- [EXERCISE TASK]
Quote all of the data that follows exactly as written, skipping the images.

# start of DATA SEGMENT

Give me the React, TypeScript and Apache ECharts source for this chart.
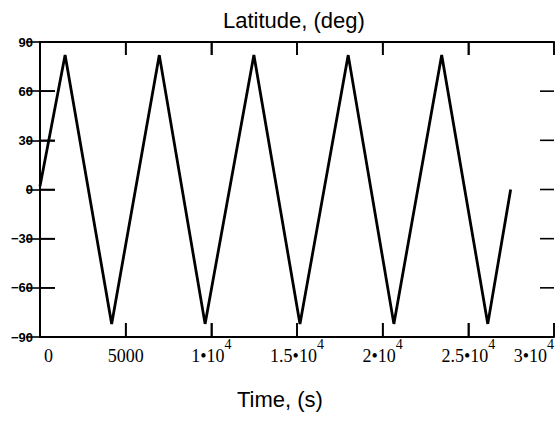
import React, { useEffect, useRef } from "react";
import * as echarts from "echarts";

const titleText = "Latitude, (deg)";
const xName = "Time, (s)";

const xTicks = [0, 5000, 10000, 15000, 20000, 25000, 30000];
const xTickLabels = ["0", "5000", "1•10^4", "1.5•10^4", "2•10^4", "2.5•10^4", "3•10^4"];
const yTicks = [-90, -60, -30, 0, 30, 60, 90];
const yTickLabels = ["−90", "−60", "−30", "0", "30", "60", "90"];

// turning points of the latitude trace (time s, latitude deg)
const timeS = [0, 1465, 4183, 6963, 9635, 12484, 15173, 17988, 20654, 23445, 26135, 27470];
const latDeg = [2, 82, -82, 82, -82, 82, -82, 82, -82, 82, -82, 0];

// tick mark styling per side: bottom, top, left, right
const TICK_DIR = [[0, -1], [0, 1], [1, 0], [-1, 0]];
const TICK_LEN = [14, 13, 15, 14];

export default function App() {
  const ref = useRef<HTMLDivElement>(null);
  useEffect(() => {
    if (!ref.current) return;
    const chart = echarts.init(ref.current, undefined, { renderer: "svg" });
    const data = timeS.map((t, i) => [t, latDeg[i]]);
    const xMin = xTicks[0];
    const xMax = xTicks[xTicks.length - 1];
    const yMin = yTicks[0];
    const yMax = yTicks[yTicks.length - 1];
    const tickData: number[][] = [];
    xTicks.forEach((v) => {
      tickData.push([v, yMin, 0]);
      tickData.push([v, yMax, 1]);
    });
    yTicks.forEach((v) => {
      tickData.push([xMin, v, 2]);
      tickData.push([xMax, v, 3]);
    });
    chart.setOption({
      animation: false,
      title: [
        {
          text: titleText,
          left: 223,
          top: 9,
          padding: 0,
          textStyle: { fontFamily: "Liberation Sans", fontSize: 22, fontWeight: "normal", color: "#000" },
        },
        {
          text: xName,
          left: 237,
          top: 388,
          padding: 0,
          textStyle: { fontFamily: "Liberation Sans", fontSize: 22, fontWeight: "normal", color: "#000" },
        },
      ],
      grid: { left: 40, top: 42, width: 520, height: 295 },
      xAxis: [
        {
          type: "value",
          min: xMin,
          max: xMax,
          interval: 5000,
          position: "bottom",
          axisLine: { show: true, onZero: false, lineStyle: { color: "#000", width: 2 } },
          axisTick: { show: true, inside: true, length: 14, lineStyle: { color: "#000", width: 1.6 } },
          splitLine: { show: false },
          axisLabel: {
            show: true,
            margin: 0,
            alignMinLabel: "left",
            alignMaxLabel: "right",
            formatter: (v: number) => {
              const i = xTicks.indexOf(v);
              const s = i >= 0 ? xTickLabels[i] : "";
              const parts = s.split("^");
              if (i === 0) return `{z|${s}}`;
              return parts.length > 1 ? `{b|${parts[0]}}{s|${parts[1]}}` : `{b|${s}}`;
            },
            rich: {
              b: { fontFamily: "Liberation Serif", fontSize: 18, color: "#000", lineHeight: 28, verticalAlign: "bottom" },
              z: { fontFamily: "Liberation Serif", fontSize: 18, color: "#000", lineHeight: 28, verticalAlign: "bottom", padding: [0, 0, 0, 4] },
              s: { fontFamily: "Liberation Serif", fontSize: 14, color: "#000", lineHeight: 14, verticalAlign: "top" },
            },
          },
        },
        {
          type: "value",
          min: xMin,
          max: xMax,
          interval: 5000,
          position: "top",
          axisLine: { show: true, onZero: false, lineStyle: { color: "#000", width: 2 } },
          axisTick: { show: true, inside: true, length: 13, lineStyle: { color: "#000", width: 1.6 } },
          splitLine: { show: false },
          axisLabel: { show: false },
        },
      ],
      yAxis: [
        {
          type: "value",
          min: yMin,
          max: yMax,
          interval: 30,
          position: "left",
          axisLine: { show: true, onZero: false, lineStyle: { color: "#000", width: 2 } },
          axisTick: { show: true, inside: true, length: 15, lineStyle: { color: "#000", width: 1.6 } },
          splitLine: { show: false },
          axisLabel: {
            margin: 7,
            fontFamily: "Liberation Sans",
            fontSize: 13,
            fontWeight: "bold",
            color: "#000",
            formatter: (v: number) => {
              const i = yTicks.indexOf(v);
              return i >= 0 ? yTickLabels[i] : "";
            },
          },
        },
        {
          type: "value",
          min: yMin,
          max: yMax,
          interval: 30,
          position: "right",
          axisLine: { show: true, lineStyle: { color: "#000", width: 2 } },
          axisTick: { show: true, inside: true, length: 14, lineStyle: { color: "#000", width: 1.6 } },
          splitLine: { show: false },
          axisLabel: { show: false },
        },
      ],
      series: [
        {
          type: "line",
          data,
          xAxisIndex: 0,
          yAxisIndex: 0,
          showSymbol: false,
          symbol: "none",
          lineStyle: { color: "#000", width: 2.8 },
        },
        {
          type: "custom",
          xAxisIndex: 0,
          yAxisIndex: 0,
          data: tickData,
          encode: { x: 0, y: 1 },
          clip: false,
          silent: true,
          renderItem: (params: any, api: any) => {
            const p = api.coord([api.value(0), api.value(1)]);
            const side = api.value(2);
            const d = TICK_DIR[side];
            const len = TICK_LEN[side];
            return {
              type: "line",
              shape: { x1: p[0], y1: p[1], x2: p[0] + d[0] * len, y2: p[1] + d[1] * len },
              style: { stroke: "#000", lineWidth: 1.6 },
            };
          },
        },
      ],
    });
    return () => chart.dispose();
  }, []);
  return (
    <div
      ref={ref}
      style={{ position: "fixed", left: 0, top: 0, width: 557, height: 422, background: "#fff" }}
    />
  );
}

# end of DATA SEGMENT

- [FULL ANSWER]
Give me the React, TypeScript and Apache ECharts source for this chart.
import React, { useEffect, useRef } from "react";
import * as echarts from "echarts";

const titleText = "Latitude, (deg)";
const xName = "Time, (s)";

const xTicks = [0, 5000, 10000, 15000, 20000, 25000, 30000];
const xTickLabels = ["0", "5000", "1•10^4", "1.5•10^4", "2•10^4", "2.5•10^4", "3•10^4"];
const yTicks = [-90, -60, -30, 0, 30, 60, 90];
const yTickLabels = ["−90", "−60", "−30", "0", "30", "60", "90"];

// turning points of the latitude trace (time s, latitude deg)
const timeS = [0, 1465, 4183, 6963, 9635, 12484, 15173, 17988, 20654, 23445, 26135, 27470];
const latDeg = [2, 82, -82, 82, -82, 82, -82, 82, -82, 82, -82, 0];

// tick mark styling per side: bottom, top, left, right
const TICK_DIR = [[0, -1], [0, 1], [1, 0], [-1, 0]];
const TICK_LEN = [14, 13, 15, 14];

export default function App() {
  const ref = useRef<HTMLDivElement>(null);
  useEffect(() => {
    if (!ref.current) return;
    const chart = echarts.init(ref.current, undefined, { renderer: "svg" });
    const data = timeS.map((t, i) => [t, latDeg[i]]);
    const xMin = xTicks[0];
    const xMax = xTicks[xTicks.length - 1];
    const yMin = yTicks[0];
    const yMax = yTicks[yTicks.length - 1];
    const tickData: number[][] = [];
    xTicks.forEach((v) => {
      tickData.push([v, yMin, 0]);
      tickData.push([v, yMax, 1]);
    });
    yTicks.forEach((v) => {
      tickData.push([xMin, v, 2]);
      tickData.push([xMax, v, 3]);
    });
    chart.setOption({
      animation: false,
      title: [
        {
          text: titleText,
          left: 223,
          top: 9,
          padding: 0,
          textStyle: { fontFamily: "Liberation Sans", fontSize: 22, fontWeight: "normal", color: "#000" },
        },
        {
          text: xName,
          left: 237,
          top: 388,
          padding: 0,
          textStyle: { fontFamily: "Liberation Sans", fontSize: 22, fontWeight: "normal", color: "#000" },
        },
      ],
      grid: { left: 40, top: 42, width: 520, height: 295 },
      xAxis: [
        {
          type: "value",
          min: xMin,
          max: xMax,
          interval: 5000,
          position: "bottom",
          axisLine: { show: true, onZero: false, lineStyle: { color: "#000", width: 2 } },
          axisTick: { show: true, inside: true, length: 14, lineStyle: { color: "#000", width: 1.6 } },
          splitLine: { show: false },
          axisLabel: {
            show: true,
            margin: 0,
            alignMinLabel: "left",
            alignMaxLabel: "right",
            formatter: (v: number) => {
              const i = xTicks.indexOf(v);
              const s = i >= 0 ? xTickLabels[i] : "";
              const parts = s.split("^");
              if (i === 0) return `{z|${s}}`;
              return parts.length > 1 ? `{b|${parts[0]}}{s|${parts[1]}}` : `{b|${s}}`;
            },
            rich: {
              b: { fontFamily: "Liberation Serif", fontSize: 18, color: "#000", lineHeight: 28, verticalAlign: "bottom" },
              z: { fontFamily: "Liberation Serif", fontSize: 18, color: "#000", lineHeight: 28, verticalAlign: "bottom", padding: [0, 0, 0, 4] },
              s: { fontFamily: "Liberation Serif", fontSize: 14, color: "#000", lineHeight: 14, verticalAlign: "top" },
            },
          },
        },
        {
          type: "value",
          min: xMin,
          max: xMax,
          interval: 5000,
          position: "top",
          axisLine: { show: true, onZero: false, lineStyle: { color: "#000", width: 2 } },
          axisTick: { show: true, inside: true, length: 13, lineStyle: { color: "#000", width: 1.6 } },
          splitLine: { show: false },
          axisLabel: { show: false },
        },
      ],
      yAxis: [
        {
          type: "value",
          min: yMin,
          max: yMax,
          interval: 30,
          position: "left",
          axisLine: { show: true, onZero: false, lineStyle: { color: "#000", width: 2 } },
          axisTick: { show: true, inside: true, length: 15, lineStyle: { color: "#000", width: 1.6 } },
          splitLine: { show: false },
          axisLabel: {
            margin: 7,
            fontFamily: "Liberation Sans",
            fontSize: 13,
            fontWeight: "bold",
            color: "#000",
            formatter: (v: number) => {
              const i = yTicks.indexOf(v);
              return i >= 0 ? yTickLabels[i] : "";
            },
          },
        },
        {
          type: "value",
          min: yMin,
          max: yMax,
          interval: 30,
          position: "right",
          axisLine: { show: true, lineStyle: { color: "#000", width: 2 } },
          axisTick: { show: true, inside: true, length: 14, lineStyle: { color: "#000", width: 1.6 } },
          splitLine: { show: false },
          axisLabel: { show: false },
        },
      ],
      series: [
        {
          type: "line",
          data,
          xAxisIndex: 0,
          yAxisIndex: 0,
          showSymbol: false,
          symbol: "none",
          lineStyle: { color: "#000", width: 2.8 },
        },
        {
          type: "custom",
          xAxisIndex: 0,
          yAxisIndex: 0,
          data: tickData,
          encode: { x: 0, y: 1 },
          clip: false,
          silent: true,
          renderItem: (params: any, api: any) => {
            const p = api.coord([api.value(0), api.value(1)]);
            const side = api.value(2);
            const d = TICK_DIR[side];
            const len = TICK_LEN[side];
            return {
              type: "line",
              shape: { x1: p[0], y1: p[1], x2: p[0] + d[0] * len, y2: p[1] + d[1] * len },
              style: { stroke: "#000", lineWidth: 1.6 },
            };
          },
        },
      ],
    });
    return () => chart.dispose();
  }, []);
  return (
    <div
      ref={ref}
      style={{ position: "fixed", left: 0, top: 0, width: 557, height: 422, background: "#fff" }}
    />
  );
}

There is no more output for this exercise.